The circuit is this:


The diodes are ideal. The solution for this question is D1 OFF and D2 ON, and hence current \$I = 3mA\$.

But when I assume that both D1 and D2 are OFF, I am not able to prove that my assumption is wrong.

How can I analyze the circuit if I assume that both diodes are OFF?

Best Answer

Just for the benefit of the larger audience: when you deal with purely resistive circuits containing n ideal diodes you can analyze them by guessing the state of every diode (either ON or OFF), do the calculations and then check if the results are coherent with the assumption you have made.

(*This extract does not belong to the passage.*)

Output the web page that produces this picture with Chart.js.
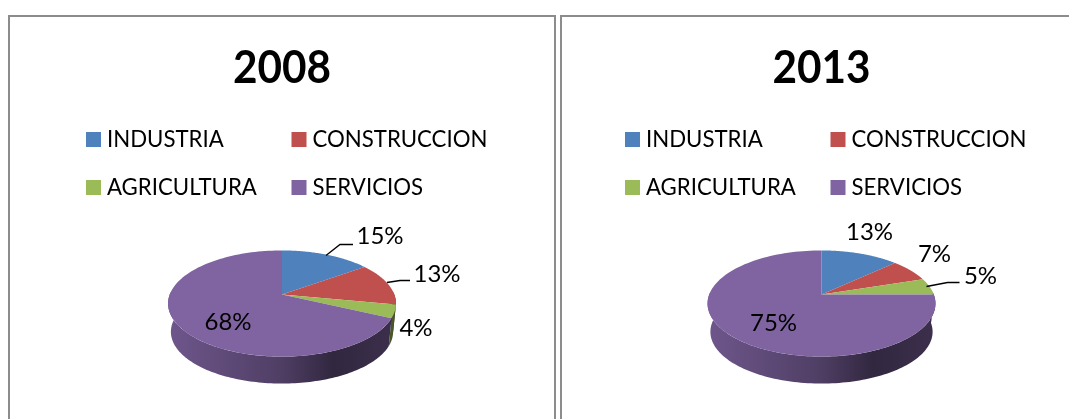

If you guessed right, i.e. the calculations confirm the assumption, then it can be shown that you've found the solution, which is unique. Otherwise you have to redo all the calculations changing your assumption about the state of the diodes. At worst you have to check \$2^n\$ circuit configurations (all the possible combinations of states of the n diodes), but with a bit of common sense and experience you can make the right guess with many fewer attempts.

Ok, then, but how do you check whether your assumptions are correct? Just remember what's the behavior of an ideal diode in either of its two states:

  • ON state: 0 voltage drop across the diode (it's like a short circuit) and current flowing from anode to cathode.
  • OFF state: 0 current flowing (it's like an open circuit) and diode is reverse biased, i.e. the voltage on the cathode is more positive than the voltage on the anode.

So, let's consider your specific circuit. If you assume both diodes are OFF, you replace them with open circuits. Then think what is the voltage at the upper leg of the resistor: since no current flows in the resistor there is no voltage drop across it... you should be able to continue from here and see that the results contradict the assumption. Hence the diodes cannot be both off.